State and local fair housing agencies, where certified, may process complaints under joint arrangements. These agencies often apply both federal and local law, which can result in additional remedies or obligations.

Civil actions and pattern-or-practice cases

In addition to administrative processes, the statute authorises civil actions in state or federal courts. Potential avenues include:

  • Private lawsuits brought by individuals or organisations alleging discrimination.
  • Actions brought by the DOJ in cases suggesting a pattern or practice of resistance to the full enjoyment of rights.
  • Cases initiated to enforce conciliation agreements or administrative orders.

Courts can grant a range of remedies, including:

  • Compensatory damages for economic loss and emotional harm.
  • Injunctive relief requiring changes to policies and practices.
  • Civil penalties payable to the government in certain cases.
  • In some circumstances, punitive damages aimed at deterring particularly egregious conduct.

The availability and size of remedies vary depending on the facts, the nature of the claims, and applicable caps or standards.

Critiques, limitations, and ongoing debates

Effectiveness in addressing segregation and inequality

Observers disagree on how effective the FHA has been in reducing segregation and enhancing equal access to housing. Some point to decreases in certain forms of overt discrimination, increased opportunities for some groups in particular markets, and the role of the act in shaping professional norms and public attitudes. Others highlight persistent patterns of separation by race and income, continuing gaps in homeownership and wealth, and structural factors—such as zoning policies and school district boundaries—that the act addresses only indirectly.

Questions also arise about the enforcement model. Reliance on individual complaints may leave many forms of discrimination unaddressed, especially where victims are unaware of their rights or reluctant to pursue claims. Limited enforcement resources can constrain proactive investigations, particularly into systemic issues that require complex data analysis.

New technological and cross-border challenges

Technological changes and the internationalisation of property markets present new challenges. Digital platforms and algorithmic tools can mediate access to housing information in ways that are difficult to observe and interpret. International investment flows link housing markets across continents, raising questions about how domestic equality laws apply to global portfolios and cross‑border marketing strategies.

Policy debates explore how to maintain and update fair housing principles in light of these developments. Some commentators call for new legislation tailored to digital platforms and automated decision-making, while others emphasise the flexibility of existing laws when combined with robust enforcement and creative regulatory approaches.

Future directions, cultural relevance, and design discourse

The FHA continues to function as a key reference point for how housing is understood and regulated in the United States. Its influence extends beyond courtroom decisions and administrative orders into the practices of real estate professionals, the design of digital platforms, and the strategies of international investors engaging with U.S. housing.
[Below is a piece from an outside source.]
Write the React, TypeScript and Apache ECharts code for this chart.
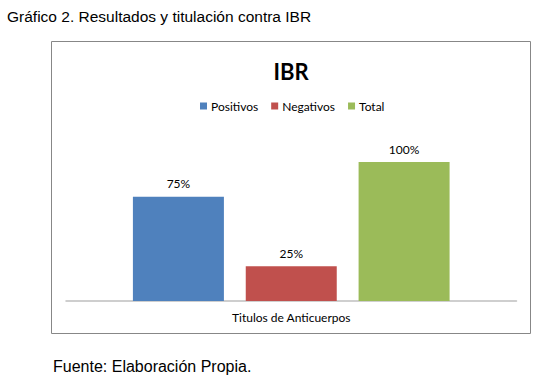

As urban forms change and global mobility increases, the statute remains part of wider conversations about how housing can support social inclusion, economic mobility, and community stability.

Debate increasingly encompasses not only legal rules but also the design of urban spaces and digital systems. Questions about who can live near employment centres, transport networks, and schools intersect with planning choices about density, land use, and infrastructure. At the same time, the structure of online search tools, recommendation engines, and advertising networks shapes which opportunities appear available to which users. In this context, the FHA’s focus on non-discrimination interacts with emerging fields of design, data governance, and cross‑border real estate practice, indicating that its relevance is likely to persist even as the mechanisms of housing provision evolve.